SEBI (DIP) Guidelines, 1992
With the establishment of SEBI as a statutory regulator in 1992, the Capital Issues (Control) Act was repealed and SEBI introduced its Disclosure and Investor Protection (DIP) Guidelines, 1992. These guidelines shifted the regulatory model towards a disclosure-based approach – companies could issue shares freely if they made adequate disclosures, without SEBI’s approval of the price or the merits of the issue. However, the guidelines were informal in character, issued under SEBI’s general power rather than as formal regulations.
SEBI (ICDR) Regulations, 2009
In 2009, SEBI consolidated and formalised the DIP Guidelines into the SEBI (Issue of Capital and Disclosure Requirements) Regulations, 2009. These were formal regulations made under Section 30 of the SEBI Act, 1992 and had the force of law. They introduced the modern framework for book-built IPOs, anchor investor allocations, and the ASBA (Application Supported by Blocked Amount) mechanism.
The 2018 revision
The 2018 regulations replaced the 2009 version after a comprehensive review. The primary rationale was to simplify the regulatory text, incorporate changes made through multiple amendments to the 2009 regulations, and update the framework to reflect market developments including the significant growth of the SME IPO segment, the evolution of the mutual fund and insurance industries as institutional investors, and the expansion of the QIP mechanism.

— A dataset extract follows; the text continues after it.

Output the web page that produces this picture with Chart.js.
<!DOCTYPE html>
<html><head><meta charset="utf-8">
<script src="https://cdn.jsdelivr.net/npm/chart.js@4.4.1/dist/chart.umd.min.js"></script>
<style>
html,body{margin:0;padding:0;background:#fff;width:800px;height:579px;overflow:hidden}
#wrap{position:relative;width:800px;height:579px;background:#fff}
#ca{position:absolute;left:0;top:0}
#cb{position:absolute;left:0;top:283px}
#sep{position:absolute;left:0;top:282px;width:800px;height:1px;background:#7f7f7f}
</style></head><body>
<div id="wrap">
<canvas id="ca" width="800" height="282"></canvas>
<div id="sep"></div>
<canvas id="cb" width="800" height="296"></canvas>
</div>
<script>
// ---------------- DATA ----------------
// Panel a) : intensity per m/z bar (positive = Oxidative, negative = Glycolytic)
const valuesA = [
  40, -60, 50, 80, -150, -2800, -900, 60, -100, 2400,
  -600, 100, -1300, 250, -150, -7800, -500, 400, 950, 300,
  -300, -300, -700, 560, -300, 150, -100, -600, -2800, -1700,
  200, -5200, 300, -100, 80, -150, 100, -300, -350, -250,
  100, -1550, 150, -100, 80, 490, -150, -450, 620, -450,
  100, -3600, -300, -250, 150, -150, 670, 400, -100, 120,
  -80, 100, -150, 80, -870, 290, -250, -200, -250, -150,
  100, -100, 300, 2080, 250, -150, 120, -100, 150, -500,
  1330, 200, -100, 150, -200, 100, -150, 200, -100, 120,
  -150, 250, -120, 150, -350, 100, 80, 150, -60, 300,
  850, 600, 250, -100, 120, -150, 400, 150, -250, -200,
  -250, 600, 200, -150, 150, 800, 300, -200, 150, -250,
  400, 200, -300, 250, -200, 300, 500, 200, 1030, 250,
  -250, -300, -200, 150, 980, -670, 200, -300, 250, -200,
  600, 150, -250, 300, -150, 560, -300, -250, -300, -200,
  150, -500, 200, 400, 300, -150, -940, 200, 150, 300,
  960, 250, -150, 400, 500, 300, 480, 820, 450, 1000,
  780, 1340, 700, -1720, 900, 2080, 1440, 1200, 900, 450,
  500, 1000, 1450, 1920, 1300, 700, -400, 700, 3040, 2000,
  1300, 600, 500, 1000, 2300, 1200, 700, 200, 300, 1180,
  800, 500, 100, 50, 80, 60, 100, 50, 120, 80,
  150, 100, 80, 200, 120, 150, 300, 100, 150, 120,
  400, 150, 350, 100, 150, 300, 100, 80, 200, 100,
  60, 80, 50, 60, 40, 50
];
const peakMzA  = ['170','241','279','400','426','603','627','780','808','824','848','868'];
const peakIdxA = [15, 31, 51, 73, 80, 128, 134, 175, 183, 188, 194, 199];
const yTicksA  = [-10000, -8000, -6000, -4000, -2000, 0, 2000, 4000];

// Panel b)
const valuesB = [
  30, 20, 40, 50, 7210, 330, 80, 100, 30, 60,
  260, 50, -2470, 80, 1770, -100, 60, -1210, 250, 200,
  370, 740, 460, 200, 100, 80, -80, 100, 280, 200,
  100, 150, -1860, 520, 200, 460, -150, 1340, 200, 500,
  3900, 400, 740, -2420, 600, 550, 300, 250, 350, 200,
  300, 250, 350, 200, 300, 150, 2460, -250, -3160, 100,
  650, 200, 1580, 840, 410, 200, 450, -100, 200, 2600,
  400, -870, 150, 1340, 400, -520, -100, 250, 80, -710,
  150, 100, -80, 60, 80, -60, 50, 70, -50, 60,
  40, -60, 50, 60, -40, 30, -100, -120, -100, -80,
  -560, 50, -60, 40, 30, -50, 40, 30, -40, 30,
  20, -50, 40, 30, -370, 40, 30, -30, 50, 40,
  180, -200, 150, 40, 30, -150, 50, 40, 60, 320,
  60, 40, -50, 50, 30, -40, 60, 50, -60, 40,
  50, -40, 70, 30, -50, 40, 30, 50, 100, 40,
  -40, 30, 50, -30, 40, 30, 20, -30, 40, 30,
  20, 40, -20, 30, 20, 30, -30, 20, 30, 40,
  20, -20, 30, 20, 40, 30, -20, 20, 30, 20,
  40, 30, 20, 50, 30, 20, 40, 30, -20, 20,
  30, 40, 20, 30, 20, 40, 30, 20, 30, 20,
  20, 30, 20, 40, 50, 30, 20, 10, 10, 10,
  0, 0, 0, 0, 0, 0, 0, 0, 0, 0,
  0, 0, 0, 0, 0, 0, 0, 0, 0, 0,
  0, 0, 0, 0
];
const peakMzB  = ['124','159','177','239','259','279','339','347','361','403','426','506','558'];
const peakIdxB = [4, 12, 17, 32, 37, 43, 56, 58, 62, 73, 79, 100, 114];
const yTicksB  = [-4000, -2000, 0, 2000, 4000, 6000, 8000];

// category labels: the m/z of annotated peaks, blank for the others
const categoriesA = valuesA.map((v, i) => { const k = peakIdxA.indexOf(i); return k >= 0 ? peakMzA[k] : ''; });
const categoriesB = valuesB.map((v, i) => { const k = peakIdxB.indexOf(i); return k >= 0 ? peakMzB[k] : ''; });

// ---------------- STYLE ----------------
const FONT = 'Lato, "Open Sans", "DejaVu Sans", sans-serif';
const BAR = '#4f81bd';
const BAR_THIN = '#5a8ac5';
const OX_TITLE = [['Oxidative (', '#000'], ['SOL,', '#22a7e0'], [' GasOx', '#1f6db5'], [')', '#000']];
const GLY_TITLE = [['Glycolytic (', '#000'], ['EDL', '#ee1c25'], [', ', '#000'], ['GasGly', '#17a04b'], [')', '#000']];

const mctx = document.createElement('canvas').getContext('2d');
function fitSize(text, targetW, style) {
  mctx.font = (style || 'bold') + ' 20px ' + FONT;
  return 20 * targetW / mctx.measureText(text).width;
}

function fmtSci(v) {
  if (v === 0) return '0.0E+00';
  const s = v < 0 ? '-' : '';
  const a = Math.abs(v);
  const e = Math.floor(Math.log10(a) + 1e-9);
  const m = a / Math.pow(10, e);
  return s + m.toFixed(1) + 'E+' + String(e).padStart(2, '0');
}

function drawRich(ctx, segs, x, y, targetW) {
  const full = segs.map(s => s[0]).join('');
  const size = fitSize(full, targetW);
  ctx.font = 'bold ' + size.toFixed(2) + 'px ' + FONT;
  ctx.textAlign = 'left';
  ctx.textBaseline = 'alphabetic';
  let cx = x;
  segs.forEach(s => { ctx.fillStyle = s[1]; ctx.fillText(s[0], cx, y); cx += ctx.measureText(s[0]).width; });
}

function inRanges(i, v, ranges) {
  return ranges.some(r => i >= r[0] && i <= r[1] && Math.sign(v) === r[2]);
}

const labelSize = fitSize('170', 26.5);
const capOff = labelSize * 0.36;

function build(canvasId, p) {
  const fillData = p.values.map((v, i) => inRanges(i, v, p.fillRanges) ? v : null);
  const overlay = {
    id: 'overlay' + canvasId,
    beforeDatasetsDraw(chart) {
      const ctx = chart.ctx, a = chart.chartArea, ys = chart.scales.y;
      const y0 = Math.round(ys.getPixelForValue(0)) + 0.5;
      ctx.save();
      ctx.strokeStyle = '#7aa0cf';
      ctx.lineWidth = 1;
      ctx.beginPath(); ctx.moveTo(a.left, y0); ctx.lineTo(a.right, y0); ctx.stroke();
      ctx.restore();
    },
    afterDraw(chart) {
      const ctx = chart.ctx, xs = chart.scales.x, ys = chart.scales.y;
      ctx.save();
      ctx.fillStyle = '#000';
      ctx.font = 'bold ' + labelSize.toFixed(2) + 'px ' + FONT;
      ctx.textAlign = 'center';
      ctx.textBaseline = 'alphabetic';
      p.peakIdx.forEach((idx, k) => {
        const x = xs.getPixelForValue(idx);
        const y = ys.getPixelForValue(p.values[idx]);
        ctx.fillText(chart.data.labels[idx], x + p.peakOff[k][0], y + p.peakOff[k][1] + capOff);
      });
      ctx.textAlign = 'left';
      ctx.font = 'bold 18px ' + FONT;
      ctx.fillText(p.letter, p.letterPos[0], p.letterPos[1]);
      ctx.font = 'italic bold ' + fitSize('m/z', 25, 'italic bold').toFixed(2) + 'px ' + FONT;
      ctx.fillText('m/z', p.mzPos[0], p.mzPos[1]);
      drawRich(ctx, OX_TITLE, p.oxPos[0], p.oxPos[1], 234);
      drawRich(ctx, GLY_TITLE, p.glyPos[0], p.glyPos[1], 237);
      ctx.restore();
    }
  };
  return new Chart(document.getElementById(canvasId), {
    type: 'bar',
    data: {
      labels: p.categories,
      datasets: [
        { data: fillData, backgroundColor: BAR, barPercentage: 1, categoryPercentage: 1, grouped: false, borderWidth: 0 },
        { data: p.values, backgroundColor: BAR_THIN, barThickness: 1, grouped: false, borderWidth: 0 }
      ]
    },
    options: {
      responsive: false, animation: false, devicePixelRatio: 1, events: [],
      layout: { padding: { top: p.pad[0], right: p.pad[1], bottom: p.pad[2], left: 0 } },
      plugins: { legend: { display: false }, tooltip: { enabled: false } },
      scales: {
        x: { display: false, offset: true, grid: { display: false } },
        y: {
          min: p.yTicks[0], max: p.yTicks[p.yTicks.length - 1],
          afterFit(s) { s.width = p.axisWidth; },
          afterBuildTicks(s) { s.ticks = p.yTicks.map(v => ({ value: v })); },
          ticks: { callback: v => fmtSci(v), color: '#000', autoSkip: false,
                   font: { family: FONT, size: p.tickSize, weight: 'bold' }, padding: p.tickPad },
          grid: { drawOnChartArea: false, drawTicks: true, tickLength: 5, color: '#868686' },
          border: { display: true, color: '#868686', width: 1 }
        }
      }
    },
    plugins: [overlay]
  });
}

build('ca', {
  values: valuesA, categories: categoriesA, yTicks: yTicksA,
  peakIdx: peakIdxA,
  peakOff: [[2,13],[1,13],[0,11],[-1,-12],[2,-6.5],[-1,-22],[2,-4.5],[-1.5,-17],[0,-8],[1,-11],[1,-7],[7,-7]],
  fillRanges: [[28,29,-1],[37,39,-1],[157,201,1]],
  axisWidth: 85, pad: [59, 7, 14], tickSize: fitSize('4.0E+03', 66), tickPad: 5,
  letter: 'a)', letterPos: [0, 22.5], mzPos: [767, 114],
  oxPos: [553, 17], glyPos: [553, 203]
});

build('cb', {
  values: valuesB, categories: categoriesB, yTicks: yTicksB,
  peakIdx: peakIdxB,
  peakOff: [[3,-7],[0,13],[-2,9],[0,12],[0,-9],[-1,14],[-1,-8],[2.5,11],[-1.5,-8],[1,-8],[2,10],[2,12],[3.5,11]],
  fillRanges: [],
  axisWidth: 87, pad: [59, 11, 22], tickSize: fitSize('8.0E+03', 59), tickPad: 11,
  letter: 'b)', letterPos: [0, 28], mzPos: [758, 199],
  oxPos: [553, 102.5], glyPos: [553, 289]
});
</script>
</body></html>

Structure of the regulations
The ICDR Regulations 2018 are divided into twelve chapters and several schedules.
| Chapter | Subject |
|---|---|
| Chapter I | Preliminary – definitions, applicability |
| Chapter II | Public issue – IPOs and FPOs: eligibility, DRHP, pricing |
| Chapter III | Rights issues |
| Chapter IV | Bonus issues |
| Chapter V | Preferential allotment |
| Chapter VI | Qualified institutions placement (QIP) |
| Chapter VII | Institutional placement programme (IPP) |
| Chapter VIII | Infrastructure investment trusts and real estate investment trusts (cross-reference) |
| Chapter IX | Issue of Indian depository receipts (IDRs) |
| Chapter X | Other conditions |
| Chapter XI | Miscellaneous |
| Chapter XII | Repeal and savings |
The schedules specify the content requirements for draft red herring prospectuses, red herring prospectuses, and final prospectuses in considerable detail, and set out the minimum disclosure standards for financial statements, legal proceedings, and risk factors.
Key provisions
Eligibility criteria for IPOs
The ICDR Regulations prescribe both eligibility routes for an issuer to access the main board of a stock exchange.

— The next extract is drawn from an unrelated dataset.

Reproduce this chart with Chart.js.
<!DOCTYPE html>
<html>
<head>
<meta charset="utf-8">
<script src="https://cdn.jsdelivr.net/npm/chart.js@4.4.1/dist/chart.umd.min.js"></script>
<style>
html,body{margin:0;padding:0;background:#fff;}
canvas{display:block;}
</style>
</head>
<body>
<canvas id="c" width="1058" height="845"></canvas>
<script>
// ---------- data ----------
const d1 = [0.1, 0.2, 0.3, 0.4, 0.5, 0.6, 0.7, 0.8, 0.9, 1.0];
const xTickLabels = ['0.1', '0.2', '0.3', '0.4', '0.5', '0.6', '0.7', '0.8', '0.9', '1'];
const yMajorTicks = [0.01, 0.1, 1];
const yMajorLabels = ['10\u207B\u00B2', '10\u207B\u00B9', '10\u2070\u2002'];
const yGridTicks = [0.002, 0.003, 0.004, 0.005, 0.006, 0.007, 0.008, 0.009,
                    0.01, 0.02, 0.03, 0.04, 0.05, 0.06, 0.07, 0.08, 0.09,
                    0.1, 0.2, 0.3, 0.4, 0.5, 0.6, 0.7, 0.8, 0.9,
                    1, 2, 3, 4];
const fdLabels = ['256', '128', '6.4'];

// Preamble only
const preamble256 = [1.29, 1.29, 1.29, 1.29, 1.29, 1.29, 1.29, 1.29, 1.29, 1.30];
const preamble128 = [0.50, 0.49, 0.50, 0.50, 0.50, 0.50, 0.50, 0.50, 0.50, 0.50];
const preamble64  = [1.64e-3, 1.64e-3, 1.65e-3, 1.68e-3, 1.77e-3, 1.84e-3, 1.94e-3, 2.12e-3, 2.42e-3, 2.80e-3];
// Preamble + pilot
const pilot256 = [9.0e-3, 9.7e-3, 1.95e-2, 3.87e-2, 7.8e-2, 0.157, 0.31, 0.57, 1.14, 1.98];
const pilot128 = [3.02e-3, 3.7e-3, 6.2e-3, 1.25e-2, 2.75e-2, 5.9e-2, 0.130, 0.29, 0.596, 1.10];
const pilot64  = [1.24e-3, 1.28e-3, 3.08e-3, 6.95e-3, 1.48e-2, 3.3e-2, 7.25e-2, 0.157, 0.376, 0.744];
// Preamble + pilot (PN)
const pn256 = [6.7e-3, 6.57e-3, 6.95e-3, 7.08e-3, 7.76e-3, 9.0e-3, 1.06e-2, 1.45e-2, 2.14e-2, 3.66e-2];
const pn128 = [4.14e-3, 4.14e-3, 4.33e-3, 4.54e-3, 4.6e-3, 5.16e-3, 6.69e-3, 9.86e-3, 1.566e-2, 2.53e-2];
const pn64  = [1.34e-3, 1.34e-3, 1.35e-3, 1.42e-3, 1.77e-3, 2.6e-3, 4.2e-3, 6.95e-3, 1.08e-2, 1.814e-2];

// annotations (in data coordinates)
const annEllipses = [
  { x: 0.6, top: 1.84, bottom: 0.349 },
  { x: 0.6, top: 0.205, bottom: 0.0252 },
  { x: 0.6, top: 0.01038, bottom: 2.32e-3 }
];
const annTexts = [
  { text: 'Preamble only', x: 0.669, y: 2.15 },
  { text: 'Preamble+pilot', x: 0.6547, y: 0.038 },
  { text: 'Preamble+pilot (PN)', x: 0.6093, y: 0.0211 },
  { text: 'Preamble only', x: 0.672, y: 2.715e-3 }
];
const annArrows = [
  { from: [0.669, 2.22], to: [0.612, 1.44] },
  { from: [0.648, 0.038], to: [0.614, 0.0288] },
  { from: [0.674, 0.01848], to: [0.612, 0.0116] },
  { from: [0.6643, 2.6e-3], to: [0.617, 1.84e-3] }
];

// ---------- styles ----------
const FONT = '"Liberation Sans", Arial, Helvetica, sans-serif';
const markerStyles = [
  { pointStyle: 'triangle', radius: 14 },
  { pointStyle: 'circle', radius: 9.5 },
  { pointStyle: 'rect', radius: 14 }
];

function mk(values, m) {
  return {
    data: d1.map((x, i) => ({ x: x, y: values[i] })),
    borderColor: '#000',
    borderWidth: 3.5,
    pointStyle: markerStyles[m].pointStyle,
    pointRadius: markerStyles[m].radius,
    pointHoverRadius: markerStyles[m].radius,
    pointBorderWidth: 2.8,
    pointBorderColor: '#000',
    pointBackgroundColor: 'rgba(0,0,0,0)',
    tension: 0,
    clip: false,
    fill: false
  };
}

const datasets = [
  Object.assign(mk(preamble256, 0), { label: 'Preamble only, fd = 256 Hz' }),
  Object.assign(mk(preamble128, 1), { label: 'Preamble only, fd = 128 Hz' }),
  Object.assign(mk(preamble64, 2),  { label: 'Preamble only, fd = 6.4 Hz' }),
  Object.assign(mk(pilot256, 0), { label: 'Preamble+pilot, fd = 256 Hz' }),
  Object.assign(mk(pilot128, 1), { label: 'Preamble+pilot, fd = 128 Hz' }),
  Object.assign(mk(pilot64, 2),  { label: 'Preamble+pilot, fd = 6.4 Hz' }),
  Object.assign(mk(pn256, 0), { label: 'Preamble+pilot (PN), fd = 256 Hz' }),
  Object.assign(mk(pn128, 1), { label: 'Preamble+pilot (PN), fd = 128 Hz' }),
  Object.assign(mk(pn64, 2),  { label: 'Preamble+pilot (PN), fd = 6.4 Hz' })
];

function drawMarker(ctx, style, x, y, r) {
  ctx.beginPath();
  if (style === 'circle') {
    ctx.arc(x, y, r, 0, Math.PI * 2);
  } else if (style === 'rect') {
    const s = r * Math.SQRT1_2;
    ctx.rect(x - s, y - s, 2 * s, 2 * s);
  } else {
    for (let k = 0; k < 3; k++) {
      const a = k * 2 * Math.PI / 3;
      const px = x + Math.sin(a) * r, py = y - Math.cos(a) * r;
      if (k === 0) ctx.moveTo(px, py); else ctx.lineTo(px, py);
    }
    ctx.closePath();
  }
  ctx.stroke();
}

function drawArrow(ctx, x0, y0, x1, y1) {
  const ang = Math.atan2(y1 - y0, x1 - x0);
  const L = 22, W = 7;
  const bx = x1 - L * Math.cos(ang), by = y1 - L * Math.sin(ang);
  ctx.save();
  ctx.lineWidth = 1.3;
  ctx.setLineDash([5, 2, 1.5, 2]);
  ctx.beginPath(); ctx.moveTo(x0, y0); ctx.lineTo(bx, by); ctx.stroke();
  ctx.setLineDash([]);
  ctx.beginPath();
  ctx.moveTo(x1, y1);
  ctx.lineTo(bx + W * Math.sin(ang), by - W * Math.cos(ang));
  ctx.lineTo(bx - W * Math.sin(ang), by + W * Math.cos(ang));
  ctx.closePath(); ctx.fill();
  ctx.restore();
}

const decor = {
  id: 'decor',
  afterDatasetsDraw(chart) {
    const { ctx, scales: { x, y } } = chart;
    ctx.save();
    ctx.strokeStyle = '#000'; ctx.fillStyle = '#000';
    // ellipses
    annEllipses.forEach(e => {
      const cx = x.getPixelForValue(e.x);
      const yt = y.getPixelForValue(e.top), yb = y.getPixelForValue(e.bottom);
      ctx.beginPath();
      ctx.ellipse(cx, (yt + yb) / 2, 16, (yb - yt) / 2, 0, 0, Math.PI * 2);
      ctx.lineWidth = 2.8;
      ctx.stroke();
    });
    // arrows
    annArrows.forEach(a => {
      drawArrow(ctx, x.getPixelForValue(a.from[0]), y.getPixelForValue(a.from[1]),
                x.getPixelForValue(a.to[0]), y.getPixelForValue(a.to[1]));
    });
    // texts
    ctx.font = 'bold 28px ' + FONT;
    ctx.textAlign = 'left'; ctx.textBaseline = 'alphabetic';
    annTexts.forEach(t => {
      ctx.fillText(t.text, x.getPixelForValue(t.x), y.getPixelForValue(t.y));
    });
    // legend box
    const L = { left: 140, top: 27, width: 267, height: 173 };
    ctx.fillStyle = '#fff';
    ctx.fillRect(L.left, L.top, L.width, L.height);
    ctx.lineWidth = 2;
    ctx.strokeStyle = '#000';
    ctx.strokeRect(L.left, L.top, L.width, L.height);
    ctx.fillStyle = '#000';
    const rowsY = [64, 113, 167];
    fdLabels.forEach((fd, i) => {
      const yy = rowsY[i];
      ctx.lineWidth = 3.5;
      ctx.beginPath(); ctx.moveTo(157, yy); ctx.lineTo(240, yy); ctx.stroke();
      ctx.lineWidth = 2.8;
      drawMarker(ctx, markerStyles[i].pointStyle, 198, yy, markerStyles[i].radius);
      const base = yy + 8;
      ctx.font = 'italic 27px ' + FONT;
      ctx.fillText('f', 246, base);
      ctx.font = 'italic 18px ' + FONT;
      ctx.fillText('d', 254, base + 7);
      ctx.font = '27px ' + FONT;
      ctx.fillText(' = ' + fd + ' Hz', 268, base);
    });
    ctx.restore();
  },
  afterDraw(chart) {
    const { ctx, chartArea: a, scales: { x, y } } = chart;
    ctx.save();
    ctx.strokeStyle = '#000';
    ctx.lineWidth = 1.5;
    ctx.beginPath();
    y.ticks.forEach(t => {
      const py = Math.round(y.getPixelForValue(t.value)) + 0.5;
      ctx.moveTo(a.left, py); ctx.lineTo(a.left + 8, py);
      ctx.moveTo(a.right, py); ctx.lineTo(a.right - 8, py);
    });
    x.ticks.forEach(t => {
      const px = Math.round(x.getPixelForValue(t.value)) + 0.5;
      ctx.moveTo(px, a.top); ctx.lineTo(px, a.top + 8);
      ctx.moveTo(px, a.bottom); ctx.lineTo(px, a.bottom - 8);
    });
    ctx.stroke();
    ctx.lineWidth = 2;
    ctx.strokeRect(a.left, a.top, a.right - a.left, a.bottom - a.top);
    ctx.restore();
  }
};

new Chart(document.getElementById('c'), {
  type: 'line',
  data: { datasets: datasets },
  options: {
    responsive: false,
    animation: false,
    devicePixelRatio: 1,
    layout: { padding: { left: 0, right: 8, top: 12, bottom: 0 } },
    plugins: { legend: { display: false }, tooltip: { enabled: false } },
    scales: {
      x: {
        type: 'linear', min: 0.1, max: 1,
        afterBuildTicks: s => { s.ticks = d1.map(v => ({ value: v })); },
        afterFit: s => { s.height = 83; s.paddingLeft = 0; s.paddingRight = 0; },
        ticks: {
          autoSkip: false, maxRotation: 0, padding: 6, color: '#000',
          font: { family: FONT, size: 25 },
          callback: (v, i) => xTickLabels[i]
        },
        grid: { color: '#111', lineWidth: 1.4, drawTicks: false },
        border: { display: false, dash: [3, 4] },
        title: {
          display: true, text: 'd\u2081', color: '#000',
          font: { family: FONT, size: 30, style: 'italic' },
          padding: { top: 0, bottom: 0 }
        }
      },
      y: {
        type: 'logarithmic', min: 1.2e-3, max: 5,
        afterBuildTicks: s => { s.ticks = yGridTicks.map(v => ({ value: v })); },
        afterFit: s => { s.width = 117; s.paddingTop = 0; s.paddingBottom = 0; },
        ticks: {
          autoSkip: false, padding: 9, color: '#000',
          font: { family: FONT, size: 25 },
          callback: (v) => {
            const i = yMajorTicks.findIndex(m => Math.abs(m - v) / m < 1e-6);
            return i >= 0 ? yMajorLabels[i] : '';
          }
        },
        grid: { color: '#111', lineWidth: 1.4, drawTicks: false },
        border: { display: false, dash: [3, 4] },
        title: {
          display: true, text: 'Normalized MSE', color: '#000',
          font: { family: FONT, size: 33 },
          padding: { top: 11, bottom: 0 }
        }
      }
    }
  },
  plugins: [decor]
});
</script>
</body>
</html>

Route I (profitability route): The issuer must have net tangible assets of at least Rs 3 crore in each of the three immediately preceding years, distributable profits in at least three of the immediately preceding five years, and a net worth of at least Rs 1 crore in each of the immediately preceding three years. At least 75 per cent of the proceeds from the fresh issue must be deployed in stated capital expenditure or specified purposes.

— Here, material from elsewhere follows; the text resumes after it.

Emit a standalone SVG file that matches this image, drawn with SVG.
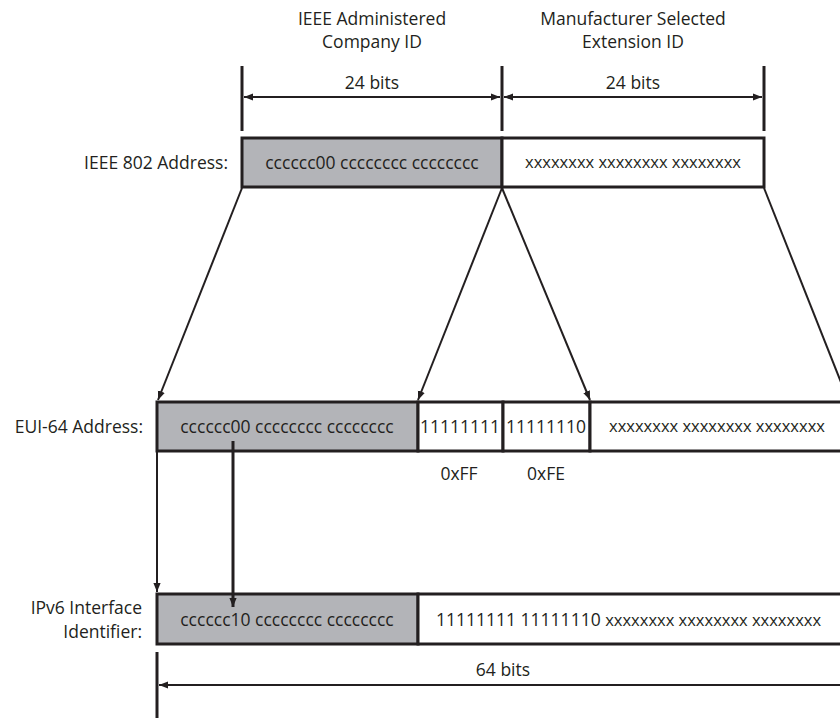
<svg xmlns="http://www.w3.org/2000/svg" width="840" height="718" viewBox="0 0 840 718">
<style>
text{font-family:"Open Sans","Noto Sans","Liberation Sans",sans-serif;fill:#231f20;font-size:17.5px}
.m{text-anchor:middle}
.e{text-anchor:end}
.x{font-size:16.5px}
.box{stroke:#231f20;stroke-width:3}
.g{fill:#b3b4b8}
.w{fill:#fff}
.ln{stroke:#231f20;stroke-width:2;fill:none}
.tk{stroke:#231f20;stroke-width:3;fill:none}
</style>
<defs>
<marker id="ah2" viewBox="0 0 10 10" refX="10" refY="5" markerWidth="9" markerHeight="9" orient="auto-start-reverse" markerUnits="userSpaceOnUse"><path d="M0,1 L10,5 L0,9 z" fill="#231f20"/></marker>
</defs>
<g id="headers">
<text class="m" x="372" y="25">IEEE Administered</text>
<text class="m" x="372" y="48">Company ID</text>
<text class="m" x="633" y="25">Manufacturer Selected</text>
<text class="m" x="633" y="48">Extension ID</text>
<text class="m" x="372" y="89">24 bits</text>
<text class="m" x="633" y="89">24 bits</text>
</g>
<g id="labels">
<text class="e" x="228" y="169">IEEE 802 Address:</text>
<text class="e" x="143" y="433">EUI-64 Address:</text>
<text class="e" x="142" y="614">IPv6 Interface</text>
<text class="e" x="142" y="638">Identifier:</text>
<text class="m" x="459" y="480">0xFF</text>
<text class="m" x="546" y="480">0xFE</text>
<text class="m" x="503" y="676">64 bits</text>
</g>
<g id="ieee802">
<rect class="box g" x="242" y="138" width="260" height="49"/>
<rect class="box w" x="502" y="138" width="262" height="49"/>
<text class="m" x="372" y="169">cccccc00 cccccccc cccccccc</text>
<text class="m x" x="633" y="168">xxxxxxxx xxxxxxxx xxxxxxxx</text>
</g>
<g id="eui64">
<rect class="box g" x="157" y="402" width="261" height="49"/>
<rect class="box w" x="418" y="402" width="85" height="49"/>
<rect class="box w" x="503" y="402" width="87" height="49"/>
<rect class="box w" x="590" y="402" width="260" height="49"/>
<text class="m" x="287" y="433">cccccc00 cccccccc cccccccc</text>
<text class="m" x="460" y="433">11111111</text>
<text class="m" x="546" y="433">11111110</text>
<text class="m x" x="717" y="432">xxxxxxxx xxxxxxxx xxxxxxxx</text>
</g>
<g id="ipv6">
<rect class="box g" x="157" y="594" width="261" height="50"/>
<rect class="box w" x="418" y="594" width="432" height="50"/>
<text class="m" x="287" y="626">cccccc10 cccccccc cccccccc</text>
<text x="436" y="626">11111111 11111110 <tspan class="x">xxxxxxxx xxxxxxxx xxxxxxxx</tspan></text>
</g>
<g id="connectors">
<line class="tk" x1="242" y1="66" x2="242" y2="131"/>
<line class="tk" x1="502" y1="66" x2="502" y2="131"/>
<line class="tk" x1="764" y1="66" x2="764" y2="131"/>
<line class="ln" x1="244" y1="97" x2="500" y2="97" marker-start="url(#ah2)" marker-end="url(#ah2)"/>
<line class="ln" x1="504" y1="97" x2="762" y2="97" marker-start="url(#ah2)" marker-end="url(#ah2)"/>
<line class="ln" x1="242" y1="188" x2="158" y2="400" marker-end="url(#ah2)"/>
<line class="ln" x1="502" y1="188" x2="418" y2="400" marker-end="url(#ah2)"/>
<line class="ln" x1="502" y1="188" x2="590" y2="400" marker-end="url(#ah2)"/>
<line class="ln" x1="764" y1="188" x2="848" y2="400"/>
<line class="ln" x1="157" y1="451" x2="157" y2="592" marker-end="url(#ah2)"/>
<line class="tk" x1="233" y1="441" x2="233" y2="607" marker-end="url(#ah2)"/>
<line class="tk" x1="157" y1="652" x2="157" y2="718"/>
<line class="ln" x1="840" y1="685" x2="159" y2="685" marker-end="url(#ah2)"/>
</g>
</svg>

Route II (QIB route): Where an issuer does not meet the profitability criteria, it may still access the market if at least 75 per cent of the issue size is allotted to Qualified Institutional Buyers (QIBs). This route is commonly used by high-growth, pre-profit technology companies, new-age businesses, and financial services firms with regulatory approvals but limited operating history.
There is no SEBI review of the merits of the business; the regulatory function is limited to ensuring that the disclosures are complete and the prescribed conditions are met.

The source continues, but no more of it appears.